# Canadian Army organization and equipment in 1980s



## Lmansir (19 Aug 2016)

I am attempting to build a force for a wargame based on the book "Team Yankee." The book is set in a hypothetical invasion of Germany by the Soviet army in 1985. I would like to field a Canadian force for the game. I have been unable to find very much concrete information. I would appreciate any help. 

Thank you, and regards


----------



## PuckChaser (19 Aug 2016)

Google 4CMBG. Literally the exact force that would be there in Germany during that timeframe.


----------



## Lmansir (19 Aug 2016)

Thank you for the information! That is exactly what I have been looking for. I am a fan of the Canadian army. My allied forces for the WW 2 version of this game are all Canadian! I enjoy playing them.I hope my Team Yankee Canadians do just as well.

Thanks again,


----------



## Ostrozac (20 Aug 2016)

Steel Panthers MBT is a free download video game that contains pretty comprehensive lists of equipment for multiple armies, including Canada, organized by year since World War II.

(Steel Panther, on the other hand, is a comedic glam rock band, be precise in your googling).


----------



## noneck (20 Aug 2016)

See if you can get a hold of First Clash 

https://www.amazon.co.uk/FIRST-CLASH-combat-close-up-world/dp/B0012L57B8/ref=sr_1_5?ie=UTF8&qid=1329565865&sr=8-5

First Clash 1985, Kenneth Macksey.  Kenneth Macksey is an ex armoured core officer who served in WW2, he wrote first clash as a training publication for the Canadian DOD.  The book deals with the deployment of 3 Royal Canadian Regiment (3RCR) Battlegroup as part of a 4 Canadian Mech Brigades defensive battle plan and the attack against them by 290 Motor Rifle Regiment and 301 Tank Regiment. The book covers the organisation and rolls of the various sub components of a Canadian Armoured Battle Group.  The Battle Group comprises 3 Mechanised Companies, Anti Tank Platoon, Recce Platoon, Morter Platoon, a Tank Squadron, a Battery of Guns and an Air Defence section of Javalin.  In addition it covers support from the brigades Helicopter Squadron and the use of Engineers to create an obstacle plan.

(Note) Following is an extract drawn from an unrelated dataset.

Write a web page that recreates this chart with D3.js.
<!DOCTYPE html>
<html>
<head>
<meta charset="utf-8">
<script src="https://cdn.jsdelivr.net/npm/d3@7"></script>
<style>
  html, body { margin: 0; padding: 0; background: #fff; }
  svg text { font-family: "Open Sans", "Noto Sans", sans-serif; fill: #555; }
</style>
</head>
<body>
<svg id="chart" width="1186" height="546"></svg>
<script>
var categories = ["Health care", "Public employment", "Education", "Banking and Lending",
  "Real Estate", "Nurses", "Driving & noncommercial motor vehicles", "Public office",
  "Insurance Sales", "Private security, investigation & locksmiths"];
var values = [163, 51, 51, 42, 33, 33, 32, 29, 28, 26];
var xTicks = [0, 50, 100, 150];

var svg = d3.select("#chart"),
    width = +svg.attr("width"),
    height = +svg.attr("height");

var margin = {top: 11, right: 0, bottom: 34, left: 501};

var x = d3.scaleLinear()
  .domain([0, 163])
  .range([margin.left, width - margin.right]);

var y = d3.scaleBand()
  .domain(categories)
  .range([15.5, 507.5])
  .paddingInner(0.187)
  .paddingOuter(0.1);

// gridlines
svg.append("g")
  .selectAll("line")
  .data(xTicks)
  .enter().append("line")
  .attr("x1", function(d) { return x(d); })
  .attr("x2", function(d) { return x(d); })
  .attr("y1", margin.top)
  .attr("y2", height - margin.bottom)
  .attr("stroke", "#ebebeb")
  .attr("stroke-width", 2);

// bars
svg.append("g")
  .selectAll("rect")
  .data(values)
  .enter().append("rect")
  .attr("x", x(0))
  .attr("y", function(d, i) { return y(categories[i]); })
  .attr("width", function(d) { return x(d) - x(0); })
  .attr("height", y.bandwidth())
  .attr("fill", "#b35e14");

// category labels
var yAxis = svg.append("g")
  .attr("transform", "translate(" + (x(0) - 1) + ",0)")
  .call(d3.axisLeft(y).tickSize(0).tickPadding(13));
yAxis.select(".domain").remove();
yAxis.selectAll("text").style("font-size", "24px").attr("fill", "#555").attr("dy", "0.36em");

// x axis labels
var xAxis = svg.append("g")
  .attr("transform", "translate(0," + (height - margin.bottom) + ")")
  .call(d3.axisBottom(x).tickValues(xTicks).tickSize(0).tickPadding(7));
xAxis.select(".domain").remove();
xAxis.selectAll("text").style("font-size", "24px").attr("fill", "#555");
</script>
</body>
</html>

It considers the preparation for and deployment to the defended locations, the sequence of the battle preparation and the detail of the occupation of the defence, then the actions against the two Soviet units which includes their engagement of 3RCR's covering force elements followed by the main action and the sequence of arrival by the Soviets onto the RCR positions.  It closes with the 4 Canadian Mech Brigade  withdrawing covered by the Royal Canadian Dragoons (RCD) Squadron Group comprising 2 Troops of armour and a mechanised platoon from the Royal 22e Regiment (R22R) together with two sections of anti armour weapons and support from the RCD Recce platoon in Lynx supported by the Brigades Artillery Regiment and unit mortars.

Some more info on 4 CMBG
http://coldwargamer.blogspot.ca/2012/06/orbat-1980s-4cmbg-battle-group-part-1.html


----------



## a_majoor (6 Dec 2016)

Going even farther into the weeds, these two articles delve down to the tactical use of machine guns (part II is specific to the period in question) at a Company level. There should be enough to extrapolate something of how companies fit into a higher formation as well.

http://regimentalrogue.com/emmagees/emmagees1.htm

http://regimentalrogue.com/emmagees/emmagees2.htm

Looking at it in the other direction, a good check on your Soviet forces can be found in Red Army, by Ralph Peters

Enjoy


----------



## Rifleman62 (6 Dec 2016)

Written by Machine Gun Nette as he was known. An interesting fellow to speak with.


----------